A public interest litigation (PIL) has been filed in the Supreme Court of India demanding a detailed, constituency-wise disclosure of voter deletions following a controversial Special Intensive Revision (SIR) of electoral rolls in West Bengal. The plea alleges that the large-scale removal of voters—which affected millions of electors—had a direct and significant bearing on the historic outcome of the recent 2026 assembly elections.
Filed by Prasenjit Bose, chairperson of the West Bengal Pradesh Congress Committee’s SIR Committee, through advocate Neha Rathi, the petition urges the apex court to direct the Election Commission of India (ECI), the Chief Electoral Officer of West Bengal, and the state government to make all data regarding the revision exercise public.
This legal challenge comes shortly after a Supreme Court bench, led by Chief Justice of India Surya Kant, upheld the Election Commission’s authority to conduct the Special Intensive Revision and its underlying modalities, while reiterating that Aadhaar is not proof of citizenship.
The Electoral Impact: 82 Critical Battlegrounds
At the heart of the petition is the claim that the intensive revision of voter lists altered the political landscape just before the high-stakes assembly polls. The elections concluded with a historic victory for the Bharatiya Janata Party (BJP), which won 207 seats in the 294-member House, securing a two-thirds majority and ending the Trinamool Congress’s (TMC) 15-year rule.
However, the petitioner presents a detailed analysis suggesting the outcome could have been different. According to the plea, the scale of voter alterations—including both additions and deletions—exceeded the final margin of victory in 82 assembly constituencies won by the BJP.
Even more striking, the petition points out that:
- Out of these 82 crucial constituencies, 70 were located within 12 Muslim-concentrated districts.
- In the previous 2021 elections, the BJP had secured victories in only 9 of these same 70 constituencies.
“The data therefore suggests that the SIR-related alterations may have had a significant bearing on the electoral outcome in these 82 Assembly Constituencies,” the petition states, pointing to a potential shift in representation driven by voter list adjustments.
Millions of Voters Erased: The Scale of Deletions
The discrepancies in the sheer volume of deleted voters form another core pillar of the legal challenge. The petition highlights a massive drop in West Bengal’s overall voter base:
- The Initial Drop: Official data published on February 28, 2026, revealed that 63.66 lakh names—representing approximately 8.3% of the state’s total electorate—were deleted after the SIR process commenced in November last year. This reduced the state’s voter base from 7.66 crore to just over 7.04 crore.
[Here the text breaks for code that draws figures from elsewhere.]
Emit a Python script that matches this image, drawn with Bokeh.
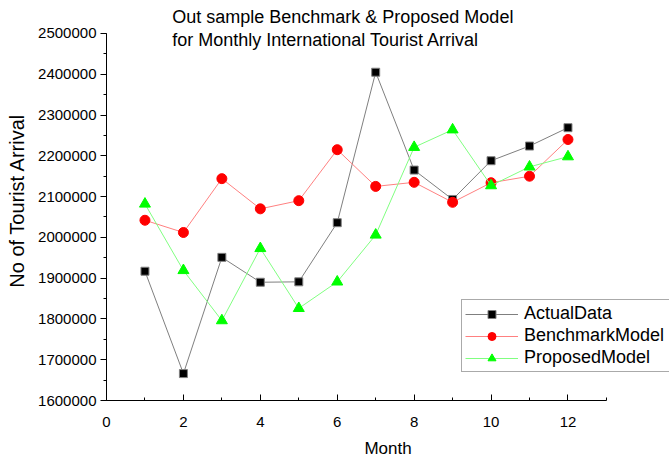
from bokeh.plotting import figure
from bokeh.models import Label, Legend, LegendItem, SingleIntervalTicker, NumeralTickFormatter, Range1d
from bokeh.embed import file_html
from bokeh.resources import INLINE

months = [1, 2, 3, 4, 5, 6, 7, 8, 9, 10, 11, 12]
actual = [1917000, 1666000, 1951000, 1890000, 1891000, 2036000, 2405000, 2165000, 2093000, 2188000, 2224000, 2269000]
benchmark = [2042000, 2012000, 2144000, 2070000, 2090000, 2215000, 2125000, 2135000, 2086000, 2134000, 2150000, 2240000]
proposed = [2082000, 1919000, 1796000, 1973000, 1826000, 1891000, 2006000, 2221000, 2264000, 2127000, 2173000, 2198000]
title_lines = ["Out sample Benchmark & Proposed Model", "for Monthly International Tourist Arrival"]

FONT = "Liberation Sans"

p = figure(width=669, height=460, output_backend="svg", toolbar_location=None,
           x_range=Range1d(0, 14.64), y_range=Range1d(1600000, 2580870),
           min_border_left=106, min_border_right=0, min_border_top=0, min_border_bottom=60)
p.outline_line_color = None
p.xgrid.visible = False
p.ygrid.visible = False

p.xaxis.ticker = SingleIntervalTicker(interval=2, num_minor_ticks=2)
p.yaxis.ticker = SingleIntervalTicker(interval=100000, num_minor_ticks=2)
p.yaxis.formatter = NumeralTickFormatter(format="0")
p.xaxis.bounds = (0, 13)
p.yaxis.bounds = (1600000, 2500000)

for ax in (p.xaxis[0], p.yaxis[0]):
    ax.axis_line_color = "black"
    ax.major_tick_line_color = "black"
    ax.minor_tick_line_color = "black"
    ax.major_label_text_font = FONT
    ax.major_label_text_font_size = "15px"
    ax.major_label_text_color = "black"
    ax.axis_label_text_font = FONT
    ax.axis_label_text_font_style = "normal"
    ax.axis_label_text_color = "black"

p.xaxis.major_tick_in = 6
p.xaxis.major_tick_out = 0
p.xaxis.minor_tick_in = 3
p.xaxis.minor_tick_out = 0
p.xaxis.major_label_standoff = 16
p.xaxis.axis_label = "Month"
p.xaxis.axis_label_text_font_size = "17px"
p.xaxis.axis_label_standoff = 9

p.yaxis.major_tick_in = 0
p.yaxis.major_tick_out = 6
p.yaxis.minor_tick_in = 0
p.yaxis.minor_tick_out = 3
p.yaxis.major_label_standoff = 4
p.yaxis.axis_label = "No of Tourist Arrival"
p.yaxis.axis_label_text_font_size = "20px"
p.yaxis.axis_label_standoff = 7

l1 = p.line(months, actual, line_color="#7f7f7f", line_width=1)
s1 = p.scatter(months, actual, marker="square", size=8, fill_color="black", line_color="#808080")
l2 = p.line(months, benchmark, line_color="#ff8080", line_width=1)
s2 = p.scatter(months, benchmark, marker="circle", size=10, fill_color="red", line_color="red")
l3 = p.line(months, proposed, line_color="#80ff80", line_width=1)
s3 = p.scatter(months, proposed, marker="triangle", size=11, fill_color="#00ff00", line_color="#00ff00")

legend = Legend(items=[
    LegendItem(label="ActualData", renderers=[l1, s1]),
    LegendItem(label="BenchmarkModel", renderers=[l2, s2]),
    LegendItem(label="ProposedModel", renderers=[l3, s3]),
], location=(355, 28))
legend.label_text_font = FONT
legend.label_text_font_size = "18px"
legend.label_text_color = "black"
legend.border_line_color = "#555555"
legend.border_line_width = 1
legend.background_fill_alpha = 1
legend.glyph_width = 53
legend.glyph_height = 20
legend.label_height = 20
legend.label_width = 150
legend.spacing = 1
legend.padding = 3
legend.margin = 0
legend.label_standoff = 6
p.add_layout(legend, "center")

title_y = [2539200, 2484000]
for t, ty in zip(title_lines, title_y):
    p.add_layout(Label(x=1.709, y=ty, text=t, text_font=FONT,
                       text_font_size="18px", text_baseline="middle", text_align="left",
                       text_color="black"))

open("out.html", "w").write(file_html(p, INLINE))
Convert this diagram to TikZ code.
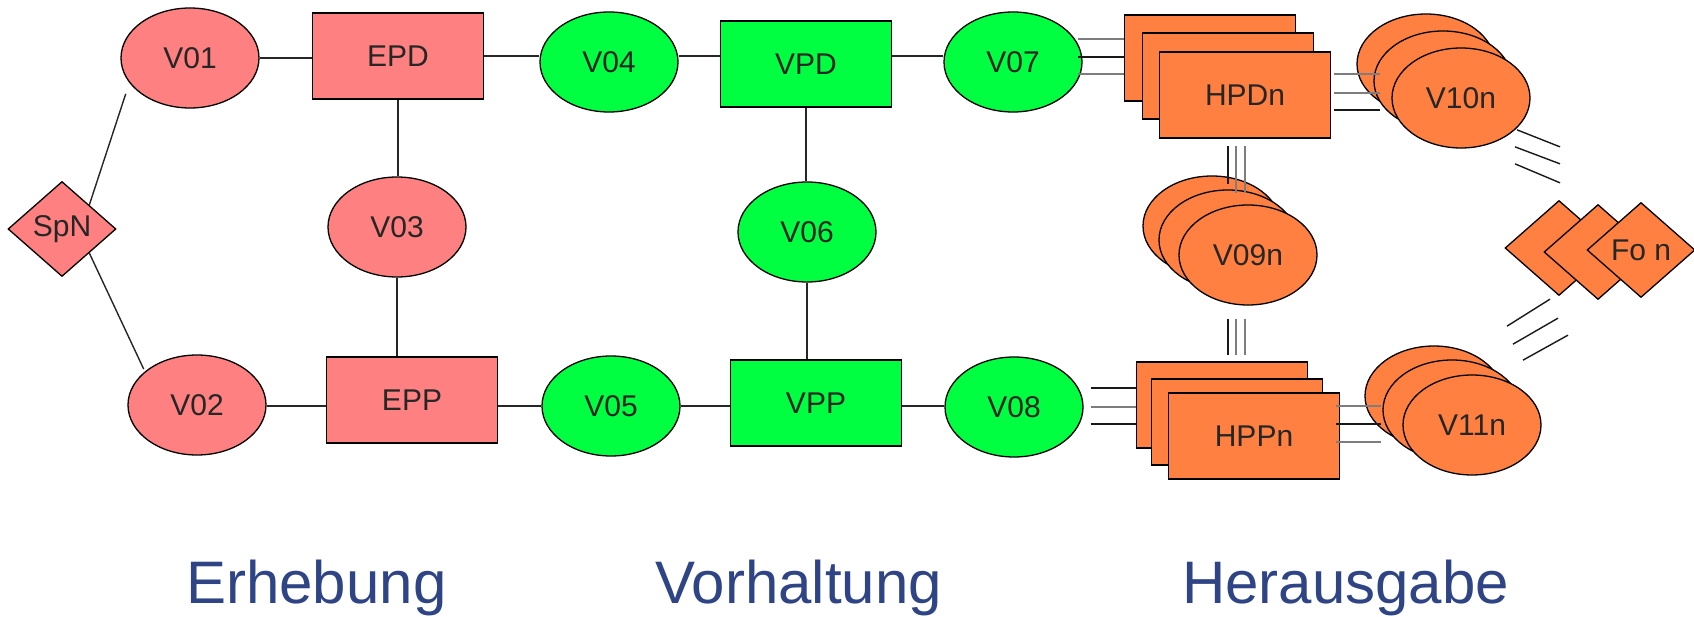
\documentclass[tikz,border=0pt]{standalone}
\usepackage{fontspec}
\setmainfont{Liberation Sans}
\usetikzlibrary{shapes.geometric}
\definecolor{rfill}{RGB}{255,128,128}
\definecolor{gfill}{RGB}{0,255,64}
\definecolor{ofill}{RGB}{255,128,64}
\definecolor{labblue}{RGB}{46,68,132}
\definecolor{lgray}{RGB}{125,125,125}
\begin{document}
\begin{tikzpicture}[x=1pt,y=-1pt,
  ell/.style={ellipse, draw=black, line width=1.3, minimum width=138, minimum height=100, inner sep=0, font=\fontsize{30}{36}\selectfont, text=black!85},
  box/.style={rectangle, draw=black, line width=1.6, minimum width=171, minimum height=86, inner sep=0, font=\fontsize{30}{36}\selectfont, text=black!85},
  dia/.style={diamond, draw=black, line width=1.3, minimum width=108, minimum height=95, inner sep=0, font=\fontsize{30}{36}\selectfont, text=black!85},
  rf/.style={fill=rfill},
  gf/.style={fill=gfill},
  orf/.style={fill=ofill},
  ln/.style={draw=black!85, line width=1.4},
  bl/.style={draw=black!90, line width=1.4},
  gl/.style={draw=lgray, line width=2.4},
  lab/.style={font=\fontsize{60}{72}\selectfont, text=labblue, inner sep=0, anchor=base west}
]
\useasboundingbox (0,0) rectangle (1694,617);

% left part
\node[dia,rf] (SpN) at (62,229) {SpN};
\node[ell,rf] (V01) at (190,58) {V01};
\node[box,rf] (EPD) at (398,56) {EPD};
\node[ell,rf] (V03) at (397,227) {V03};
\node[ell,rf] (V02) at (197,405) {V02};
\node[box,rf] (EPP) at (412,400) {EPP};

% middle part
\node[ell,gf] (V04) at (609,62) {V04};
\node[box,gf] (VPD) at (806,64) {VPD};
\node[ell,gf] (V07) at (1013,62) {V07};
\node[ell,gf] (V06) at (807,232) {V06};
\node[ell,gf] (V05) at (611,406) {V05};
\node[box,gf] (VPP) at (816,403) {VPP};
\node[ell,gf] (V08) at (1014,407) {V08};

% right part (stacks)
\node[box,orf] (HD1) at (1210,58) {};
\node[box,orf] (HD2) at (1228,76) {};
\node[box,orf] (HD3) at (1245,95) {HPDn};
\node[ell,orf] (V09a) at (1212,226) {};
\node[ell,orf] (V09b) at (1228,240) {};
\node[ell,orf] (V09c) at (1248,255) {V09n};
\node[ell,orf] (V10a) at (1426,64) {};
\node[ell,orf] (V10b) at (1443,81) {};
\node[ell,orf] (V10c) at (1461,98) {V10n};
\node[ell,orf] (V11a) at (1434,396) {};
\node[ell,orf] (V11b) at (1452,410) {};
\node[ell,orf] (V11c) at (1472,425) {V11n};
\node[box,orf] (HP1) at (1222,405) {};
\node[box,orf] (HP2) at (1237,422) {};
\node[box,orf] (HP3) at (1254,436) {HPPn};
\node[dia,orf] (FO1) at (1559,248) {};
\node[dia,orf] (FO2) at (1598,252) {};
\node[dia,orf] (FO3) at (1641,250) {Fo n};

% connectors left/middle
\draw[ln] (SpN.north east) -- ([xshift=-15pt]V01.south west);
\draw[ln] (SpN.south east) -- ([xshift=-4pt]V02.north west);
\draw[ln] (V01.east) -- (V01.east -| EPD.west);
\draw[ln] (EPD.east) -- (EPD.east -| V04.west);
\draw[ln] (V04.east |- EPD.east) -- (VPD.west |- EPD.east);
\draw[ln] (VPD.east |- EPD.east) -- (V07.west |- EPD.east);
\draw[ln] (EPD.south) -- (EPD.south |- V03.north);
\draw[ln] (V03.south) -- (V03.south |- EPP.north);
\draw[ln] (VPD.south) -- (VPD.south |- V06.north);
\draw[ln] (V06.south) -- (V06.south |- VPP.north);
\draw[ln] (V02.east |- V05.east) -- (EPP.west |- V05.east);
\draw[ln] (EPP.east |- V05.east) -- (V05.west);
\draw[ln] (V05.east) -- (VPP.west |- V05.east);
\draw[ln] (VPP.east |- V05.east) -- (V08.west |- V05.east);

% V07 -> HPDn
\draw[gl] (HD1.west) ++(-46,-19) -- ++(46,0);
\draw[bl] (HD1.west) ++(-46,-1) -- ++(46,0);
\draw[gl] (HD1.west) ++(-46,16) -- ++(46,0);
% HPDn -> V10n
\draw[gl] (HD3.east) ++(3,-21) -- ++(46,0);
\draw[gl] (HD3.east) ++(3,-2) -- ++(46,0);
\draw[bl] (HD3.east) ++(3,15) -- ++(46,0);
% HPDn -> V09n
\draw[bl] (HD3.south) ++(-17,7) -- ++(0,38);
\draw[gl] (HD3.south) ++(-9,7) -- ++(0,47);
\draw[gl] (HD3.south) ++(0,7) -- ++(0,47);
% V09n -> HPPn
\draw[bl] (V09c.south) ++(-20,13) -- ++(0,36);
\draw[gl] (V09c.south) ++(-12,13) -- ++(0,36);
\draw[gl] (V09c.south) ++(-3,13) -- ++(0,36);
% V08 -> HPPn
\draw[bl] (HP1.west) ++(-45,-17) -- ++(45,0);
\draw[gl] (HP1.west) ++(-45,2) -- ++(45,0);
\draw[bl] (HP1.west) ++(-45,19) -- ++(45,0);
% HPPn -> V11n
\draw[gl] (HP3.east) ++(-4,-30) -- ++(45,0);
\draw[bl] (HP3.east) ++(-4,-12) -- ++(45,0);
\draw[gl] (HP3.east) ++(-4,6) -- ++(45,0);
% V10n -> Fo n
\draw[bl] (FO1.north) ++(-42,-70) -- ++(43,17);
\draw[bl] (FO1.north) ++(-44,-53) -- ++(45,17);
\draw[bl] (FO1.north) ++(-44,-36) -- ++(45,19);
% Fo n -> V11n
\draw[bl] (FO1.south) ++(-52,30) -- ++(43,-27);
\draw[bl] (FO1.south) ++(-46,48) -- ++(45,-26);
\draw[bl] (FO1.south) ++(-36,64) -- ++(45,-25);

% phase labels
\node[lab] (L1) at (186,603) {Erhebung};
\node[lab] (L2) at (655,603) {Vorhaltung};
\node[lab] (L3) at (1182,603) {Herausgabe};
\end{tikzpicture}
\end{document}
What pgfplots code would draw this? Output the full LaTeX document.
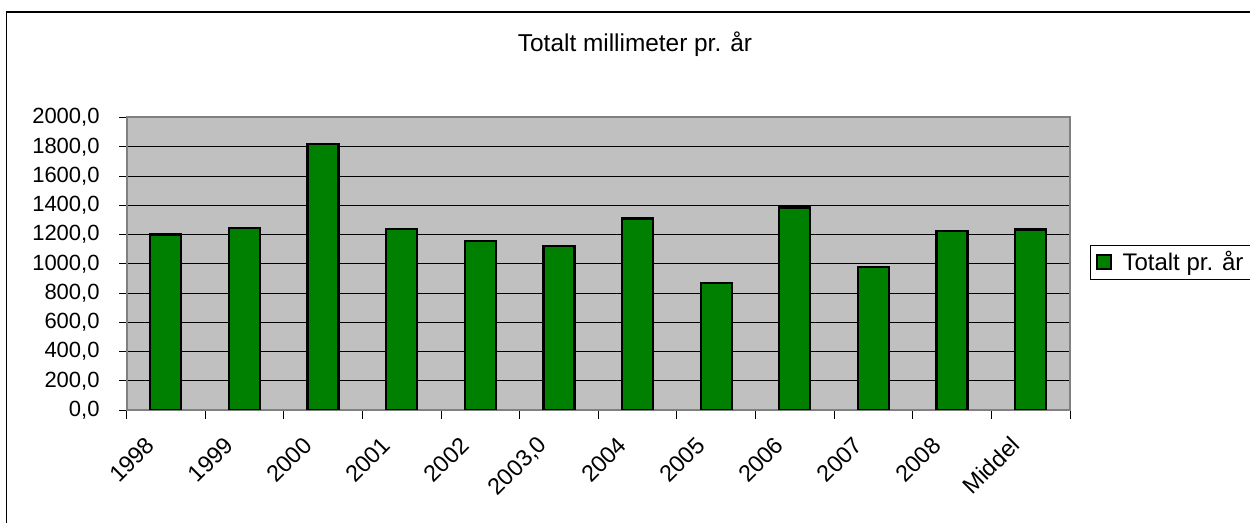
\documentclass[border=0pt]{standalone}
\usepackage{pgfplots}
\pgfplotsset{compat=1.18}
\usepackage{fontspec}
\setmainfont{Liberation Sans}
\definecolor{barg}{RGB}{0,128,0}
\definecolor{plotbg}{RGB}{192,192,192}
\definecolor{axgray}{RGB}{128,128,128}
\begin{document}
\begin{tikzpicture}
\useasboundingbox (0,0) rectangle (937.5pt,392.25pt);
\draw[line width=1pt,black] (4.875pt,383.25pt) rectangle (960pt,-20pt);
\node[anchor=base,font=\fontsize{18.3}{20}\selectfont,inner sep=0pt] at (476.25pt,353.5pt) {Totalt millimeter pr. år};
\begin{axis}[
  scale only axis,
  width=707.625pt, height=219.375pt,
  at={(94.875pt,84.75pt)}, anchor=south west,
  xmin=-0.5, xmax=11.5, ymin=0, ymax=2000,
  axis background/.style={fill=plotbg},
  axis line style={draw=axgray,line width=1.5pt},
  ytick={0,200,...,2000},
  xtick={0,...,11},
  xticklabels={1998,1999,2000,2001,2002,{2003,0},2004,2005,2006,2007,2008,Middel},
  minor xtick={-0.5,0.5,...,11.5},
  xtick pos=bottom, ytick pos=left,
  x tick style={draw=none},
  minor x tick style={draw=black,line width=0.6pt},
  y tick style={draw=black,line width=0.6pt},
  tick align=outside,
  major tick length=5.5pt,
  minor tick length=6.5pt,
  ymajorgrids,
  major grid style={black,line width=0.6pt},
  /pgf/number format/assume math mode=true,
  yticklabel={\pgfmathprintnumber[fixed,fixed zerofill,precision=1,use comma,1000 sep={}]{\tick}},
  yticklabel style={font=\fontsize{16.5}{18}\selectfont,anchor=east,inner sep=0pt,xshift=-14.5pt},
  xticklabel style={font=\fontsize{17.5}{19}\selectfont,xshift=-11.5pt,yshift=-17.75pt,rotate=45,anchor=east,inner sep=0pt},
  legend style={at={(1.0212,0.505)},anchor=west,draw=black,line width=0.6pt,
    font=\fontsize{18}{20}\selectfont,inner xsep=4pt,inner ysep=3pt,
    legend cell align=left},
  legend image code/.code={\draw[#1,line width=1.5pt] (0pt,-5.2pt) rectangle (10.5pt,5.2pt);\path (16.5pt,0pt);},
]
\addplot[ybar,bar width=23.25pt,fill=barg,draw=black,line width=1.7pt] coordinates {
(0,1200) (1,1242) (2,1817) (3,1240) (4,1158) (5,1123) (6,1310) (7,870) (8,1384) (9,977) (10,1224) (11,1235)};
\addlegendentry{Totalt pr. år}
\end{axis}
\end{tikzpicture}
\end{document}
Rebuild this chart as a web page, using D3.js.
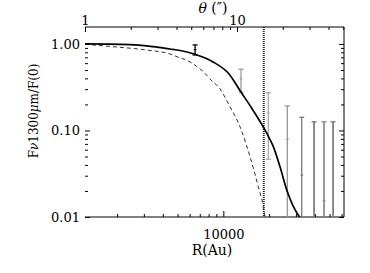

- The April Update: Subsequent ECI data released on April 7, 2026, indicated an even larger purge, showing that nearly 91 lakh voters had been deleted across the state.
- Exclusions and Discrepancies: The petition claims more than 58 lakh electors were excluded during the initial enumeration phase. Furthermore, during the subsequent claims and objections phase, while 9.64 lakh inclusion applications and 99,118 deletion requests were submitted, only 1.82 lakh additions actually made it to the final electoral roll published on February 28.
The petitioner argues that the criteria used to flag more than 60 lakh cases for “logical discrepancies”—such as parent-child age gaps, name mismatches, and multiple progeny linkages—are not recognized under the Representation of the People Act, leading to widespread deletions without proper oversight.
Red Tape and Margins: The Appellate Struggle
While the Supreme Court previously directed the establishment of 19 appellate tribunals to address voter grievances, the PIL alleges these mechanisms have failed to provide timely relief, particularly to poor and marginalized communities.
The Standard Operating Procedure (SOP) formulated by a three-member judicial committee on April 7 was never made public. The plea contends that the lack of accessible guidelines on how to file appeals, when hearings would occur, or how notices would be served left voters in state of procedural confusion.
These bottlenecks are reflected in the disposal rates:
- Out of nearly 25 lakh appeals filed before the tribunals by anxious voters, only a tiny fraction had been resolved by mid-May.
- Data cited in the petition shows that as of May 14, only 6,581 appeals had been decided.
- Notably, of those resolved, 4,043 appeals were allowed, meaning the vast majority of reviewed cases resulted in the restoration of the voter’s status—highlighting potential errors in the initial deletion process.
What the Petition Demands
To restore confidence in the electoral process, the petitioner has sought immediate intervention and specific directions from the Supreme Court, including:
- Granular Transparency: Directing authorities to publish assembly constituency-wise figures for Form 6 (inclusion) and Form 7 (deletion/objection) applications, including those accepted, rejected, or pending before tribunals.
- Access to Justice: Publicly releasing the appellate tribunals’ SOP and translating simplified appeal instructions into Bangla, Hindi, and English.
- Restoration Rights: Allowing any voter deleted during any phase of the SIR process the automatic right to approach the appellate tribunals to seek the restoration of their voting rights.
“The absence of such disclosure raises serious concerns regarding transparency, accountability and public scrutiny of the electoral roll revision process,” the plea concludes.